Hydraulic door closers will automatically return doors to their closed positions, but these devices are expensive in their own right and are likewise expensive to install. Furthermore, the force exerted by a door closer generally requires reinforcement of the door and likewise the lintel to which the closer is attached.
So-called spring hinges are considerably less expensive than door closers, and provide an acceptable substitute for many doors which should close automatically. The typical spring hinge has relatively large knuckles through which a coil-type torsion spring extends, and this spring is at each of its ends attached to pins. The means for attaching vary. In some, the end of the spring merely winds around the pin and through friction grips the pin. This provides the possibility for slippage, and further requires a relatively large surface area for gripping. Of course, the portion of the spring that grips the pin is rendered ineffective insofar as applying the torque required to close the door on which the hinge is mounted. In others, the endmost convolutions of the spring are directed transversely and are received in slots in the hinge pins. While this arrangement provides a positive connection between the spring and the pins, it sets up high stress concentrations at the endmost convolutions of the spring.

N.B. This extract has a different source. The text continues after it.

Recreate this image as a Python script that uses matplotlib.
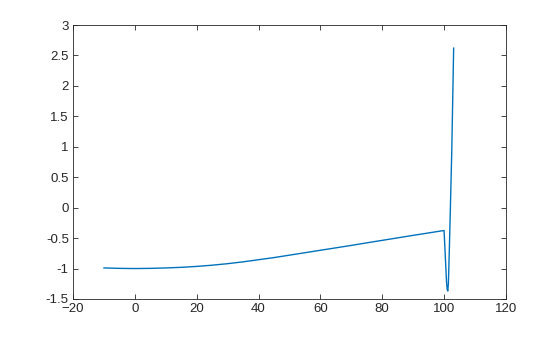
import numpy as np
import matplotlib
matplotlib.use("Agg")
import matplotlib.pyplot as plt

# values
x_vals = [-10, -5, 0, 5, 10, 15, 20, 25, 30, 35, 40, 45, 50, 55, 60, 65, 70,
          75, 80, 85, 90, 95, 100,
          100.4, 100.8, 101.0, 101.2, 101.4, 101.7, 102.0, 102.5, 103.1]
y_vals = [-0.99, -0.997, -1.0, -0.997, -0.99, -0.98, -0.965, -0.945, -0.92,
          -0.89, -0.855, -0.82, -0.78, -0.74, -0.70, -0.66, -0.62,
          -0.578, -0.537, -0.496, -0.455, -0.415, -0.375,
          -0.8, -1.22, -1.34, -1.37, -1.25, -0.7, -0.1, 0.95, 2.62]

x_ticks = np.arange(-20, 121, 20)
y_ticks = np.arange(-1.5, 3.01, 0.5)
y_labels = ["-1.5", "-1", "-0.5", "0", "0.5", "1", "1.5", "2", "2.5", "3"]

plt.rcParams["font.family"] = ["Liberation Sans", "DejaVu Sans"]

fig = plt.figure(figsize=(5.6, 3.37), dpi=100)
ax = fig.add_axes([0.1304, 0.1128, 0.773, 0.813])
ax.plot(x_vals, y_vals, color="#0072BD", lw=1.0)

ax.set_xlim(-20, 120)
ax.set_ylim(-1.5, 3)
ax.set_xticks(x_ticks)
ax.set_yticks(y_ticks)
ax.set_yticklabels(y_labels)
ax.tick_params(direction="in", top=True, right=True, length=3.5, width=0.6,
               colors="#262626", labelsize=9.5, pad=3)
for s in ax.spines.values():
    s.set_linewidth(0.6)
    s.set_color("#262626")

fig.savefig("out.png", dpi=100)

Aside from the problems with the spring attachment, some spring hinges, once they are adjusted, cannot be readjusted to compensate for changes that may occur in the torsional characteristics of the spring. Similarly, certain conditions within a building may vary and require a change in the closing torques exerted by the door hinges. For example, new carpeting or a change in the pressure exerted by the air conditioning system may affect the doors.
Furthermore, all spring hinges of current manufacture are somewhat difficult to adjust and even more difficult to disassemble and likewise reassemble. These problems derive from the fact that the hinge pins are anchored by cross pins, and holes in the hinge pins must be aligned with corresponding holes in the knuckles. Also, the hinges pins, being segmented and detached, cannot be driven from the hinge with a drift as is true of the more traditional solid pin hinges, thus depriving the user of perhaps the most convenient way of removing the door for repairs.